4. At 9:38:33 a.m., the customer removes POS 5/0/0 from the IP-Trunk because an alarm indicating low optical power is generated on POS 5/0/0. Now, the IP-Trunk has only one member interface, POS 12/0/0. Since the least active-linknumber 2 command has been configured on IP-Trunk 2, this IP-Trunk becomes Down.
5. At 9:38:52 a.m., the LDP session is Down because the IP-Trunk is Down.
6: At 9:38:55 a.m., POS 5/0/0 becomes Up. Since POS 12/0/0 is also Up, the IP-Trunk becomes Up again.

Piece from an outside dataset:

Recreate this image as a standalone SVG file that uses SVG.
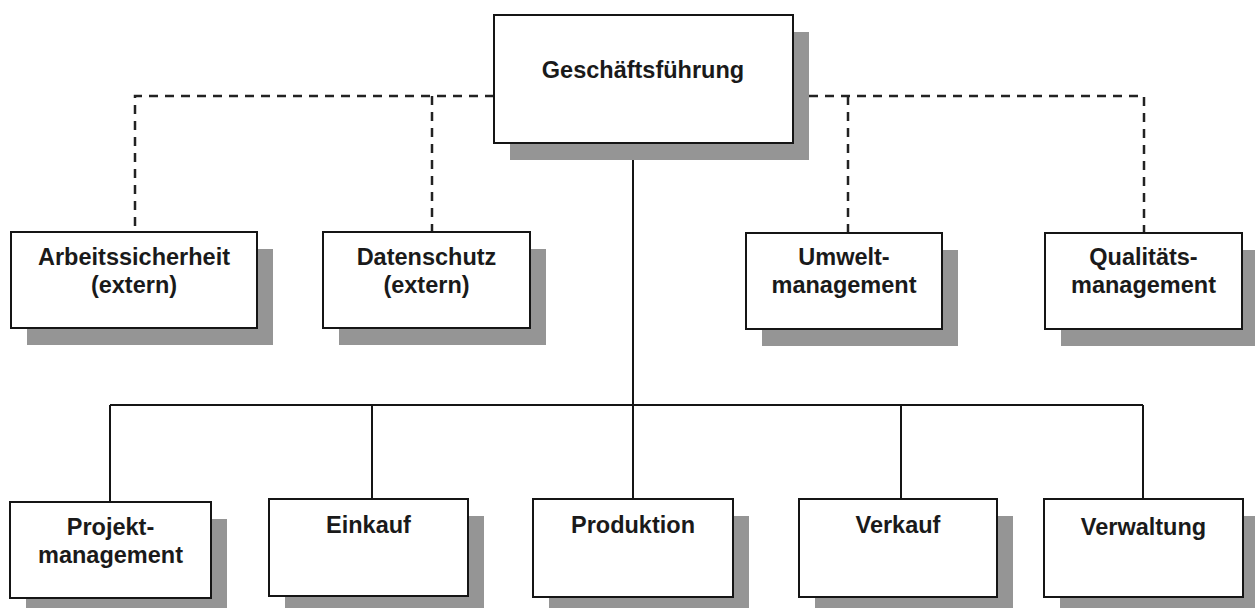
<svg xmlns="http://www.w3.org/2000/svg" width="1255" height="608" viewBox="0 0 1255 608">
<style>
.sh{fill:#959595}
.bx{fill:#fff;stroke:#151515;stroke-width:2}
.t{font-family:"Liberation Sans",Arial,sans-serif;font-weight:bold;font-size:23.5px;fill:#1a1a1a;text-anchor:middle}
.ln{fill:none;stroke:#151515;stroke-width:2}
.ds{fill:none;stroke:#222;stroke-width:2.5;stroke-dasharray:9 7}
</style>
<rect width="1255" height="608" fill="#fff"/>
<g id="connectors">
<path class="ln" d="M633 143V499M110 405H1143M110 405V502M372 405V499M901 405V499M1143 405V499"/>
<path class="ds" d="M494 96H135V232M432 96V232M793 96H1144V233M848 96V233"/>
</g>
<g id="n-gf"><rect class="sh" x="510" y="32" width="299" height="128"/><rect class="bx" x="494" y="15" width="299" height="128"/><text class="t" x="643" y="78">Geschäftsführung</text></g>
<g id="n-arb"><rect class="sh" x="27" y="249" width="246" height="96"/><rect class="bx" x="11" y="232" width="246" height="96"/><text class="t" x="134" y="265">Arbeitssicherheit</text><text class="t" x="134" y="293">(extern)</text></g>
<g id="n-dat"><rect class="sh" x="339" y="249" width="207" height="96"/><rect class="bx" x="323" y="232" width="207" height="96"/><text class="t" x="426.5" y="265">Datenschutz</text><text class="t" x="426.5" y="293">(extern)</text></g>
<g id="n-umw"><rect class="sh" x="762" y="250" width="196" height="96"/><rect class="bx" x="746" y="233" width="196" height="96"/><text class="t" x="844" y="265">Umwelt-</text><text class="t" x="844" y="293">management</text></g>
<g id="n-qual"><rect class="sh" x="1061" y="250" width="197" height="96"/><rect class="bx" x="1045" y="233" width="197" height="96"/><text class="t" x="1143.5" y="265">Qualitäts-</text><text class="t" x="1143.5" y="293">management</text></g>
<g id="n-proj"><rect class="sh" x="26" y="519" width="201" height="96"/><rect class="bx" x="10" y="502" width="201" height="96"/><text class="t" x="110.5" y="535">Projekt-</text><text class="t" x="110.5" y="563">management</text></g>
<g id="n-ein"><rect class="sh" x="285" y="516" width="199" height="97"/><rect class="bx" x="269" y="499" width="199" height="97"/><text class="t" x="368.5" y="533">Einkauf</text></g>
<g id="n-prod"><rect class="sh" x="549" y="516" width="200" height="98"/><rect class="bx" x="533" y="499" width="200" height="98"/><text class="t" x="633" y="533">Produktion</text></g>
<g id="n-verk"><rect class="sh" x="815" y="516" width="198" height="98"/><rect class="bx" x="799" y="499" width="198" height="98"/><text class="t" x="898" y="533">Verkauf</text></g>
<g id="n-verw"><rect class="sh" x="1060" y="516" width="199" height="98"/><rect class="bx" x="1044" y="499" width="199" height="98"/><text class="t" x="1143.5" y="535">Verwaltung</text></g>
</svg>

The IS-IS peer relationship between HZAR1 and HZAR2 also becomes Up.
Owing to the alarm message(s), Pos5/0/0 went Up.
The status of the trunk member turns Up.
The neighbor of ISIS was changed.
(IsisProcessId=1, Neighbor=×××××××, InterfaceName=Ip-Trunk2, CurrentState=up, ChangeType=3_WAY_UP)
7. Although the IS-IS peer relationship is Up, the LDP session is still Down.
The UMGs are out of service since the signaling packets between the UMGs and the SSs are encapsulated into LDP packets.
8. At 10:12 a.m., the link connected to POS 5/0/0, IP-Trunk, and IS-IS become Down.
SLOT=5;The status of trunk member turns down
The line protoco on the interface ip-trunk has entered DOWN state
isis down
9. At 10:13 a.m., POS 11/0/0 is added to the IP-Trunk. The IP-Trunk, IS-IS, and LDP are all Up and the services are restored.
The line protoco on the interface ip-trunk has entered UP state
isis UP
LDP SESSION UP 

 

Root Cause

 IS-IS packets are guided to POS 12/0/0 based on the hash algorithm, and IS-IS neighbor relationships can be normally set up between HZAR1 and HZAR2.
The signaling packets between the UMGs and SSs are encapsulated into LDP packets and guided to the problematic link of POS 5/0/0, which leads to the interruption of the LDP session. As a result, the signaling interaction between the UMGs and the SSs is interrupted, and the UMGs are out of service. 

 
 

Suggestions

 Before locating the link fault, ensure that the faulty interface is shut down before it is removed from the IP-Trunk. That is, the faulty link shall not be used for traffic forwarding. 

 

END